- Born: January 17, 1942 (age 84)
- Citizenship: United States
- Education: Wheaton College Harvard University
- Awards: Carolyn Shaw Bell Award, 1999 Honorary doctorate from Wheaton College, 2009 Harvard Medal, 2015
- Scientific career
- Fields: Economics Management consulting
- Workplaces: Boston Consulting Group

= Sandra Ohrn Moose =

American economist

Sandra Ohrn Moose is a senior advisor at the Boston Consulting Group, where she was the first woman hired as a business-strategy consultant.

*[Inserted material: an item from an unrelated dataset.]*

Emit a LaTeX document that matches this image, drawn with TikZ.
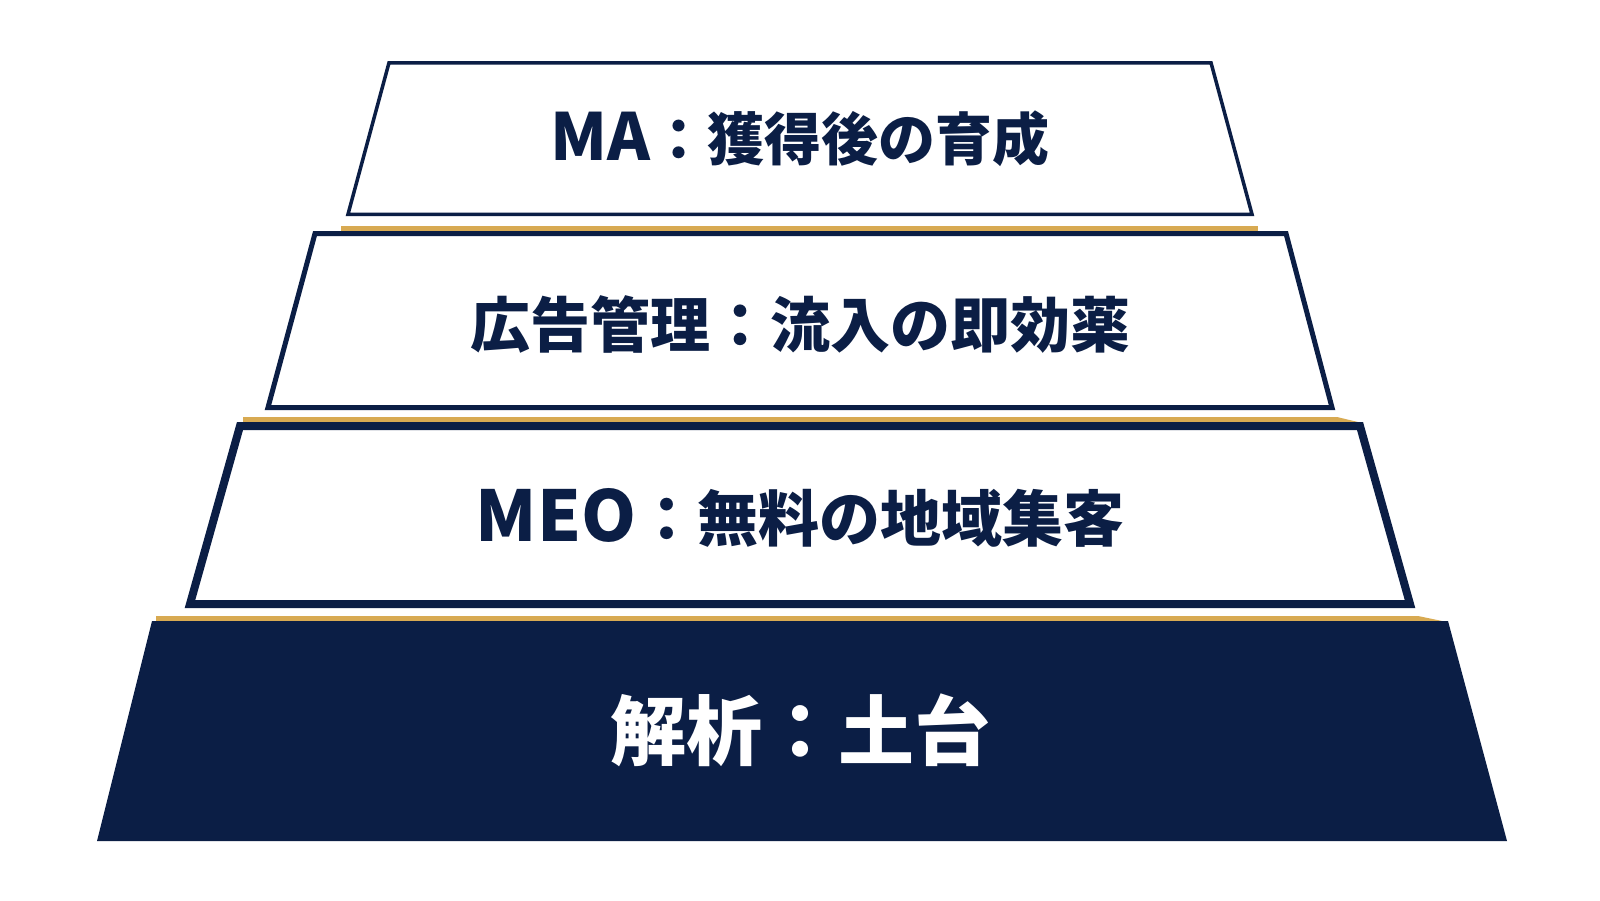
\documentclass[tikz,border=0pt]{standalone}
\usepackage{fontspec}
\newfontfamily\jp{Noto Sans CJK JP}
\definecolor{navy}{HTML}{0B1E45}
\definecolor{gold}{HTML}{D8AA52}
\begin{document}
\begin{tikzpicture}[x=1pt,y=-1pt,
  tier/.style={draw=navy,fill=white,line join=miter},
  goldbar/.style={fill=gold,draw=none},
  lbl/.style={anchor=base,inner sep=0pt,text=navy,font=\jp\bfseries}]
\useasboundingbox[fill=white] (0,0) rectangle (1600,900);
% gold bars
\fill[goldbar] (341,226) -- (1258,226) -- (1258,231) -- (341,231) -- cycle;
\fill[goldbar] (243,417) -- (1337,417) -- (1360,422.5) -- (243,422.5) -- cycle;
\fill[goldbar] (156,616) -- (1418,616) -- (1447,622) -- (156,622) -- cycle;
% tiers
\path[tier,line width=3.5pt] (389,62.75) -- (1211,62.75) -- (1252,214.25) -- (348,214.25) -- cycle;
\path[tier,line width=5pt] (315,233.5) -- (1286,233.5) -- (1332,407.5) -- (268,407.5) -- cycle;
\path[tier,line width=8pt] (240,426) -- (1360,426) -- (1410,604) -- (190,604) -- cycle;
\fill[navy] (152,621) -- (1448,621) -- (1507,841) -- (97,841) -- cycle;
% labels
\node[lbl,font=\jp\bfseries\fontsize{57}{57}\selectfont] (t1) at (800,160) {{\fontsize{65}{65}\selectfont MA}：獲得後の育成};
\node[lbl,font=\jp\bfseries\fontsize{60}{60}\selectfont] (t2) at (800,347) {広告管理：流入の即効薬};
\node[lbl,font=\jp\bfseries\fontsize{61}{61}\selectfont] (t3) at (800,541) {{\fontsize{70}{70}\selectfont MEO}：無料の地域集客};
\node[lbl,text=white,font=\jp\bfseries\fontsize{76}{76}\selectfont] (t4) at (800,759) {解析：土台};
\end{tikzpicture}
\end{document}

She is a director of several public companies, including Verizon Communications, President of the Board of Trustees of the Boston Museum of Fine Arts, and a donor and fundraiser for Harvard University and Wheaton College. She was also the first woman elected as Chair of the Alfred P. Sloan Foundation Board of Trustees.

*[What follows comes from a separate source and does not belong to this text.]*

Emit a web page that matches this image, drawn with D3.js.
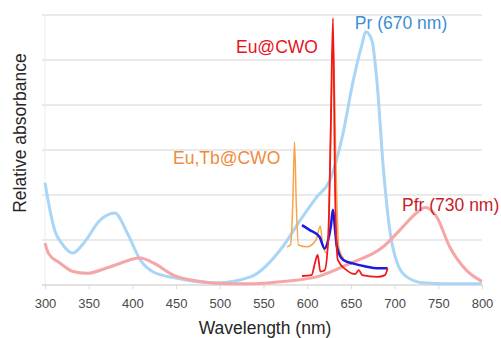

Ohrn Moose graduated from Wheaton College in 1963 with a degree in economics and an interest in going into business. At the time, Harvard did not admit women to the two-year Master's of Business Administration program, and so she enrolled in the PhD program in Economics.

Finishing her PhD in early 1968, she interviewed with the Boston Consulting Group, intending to work outside the university environment for only a short period of time. She was offered a position with that company as its first female business strategy consultant, and remains with the company to the present day.

She was awarded the 1999 Carolyn Shaw Bell Award for advancing the careers of women in the economics profession.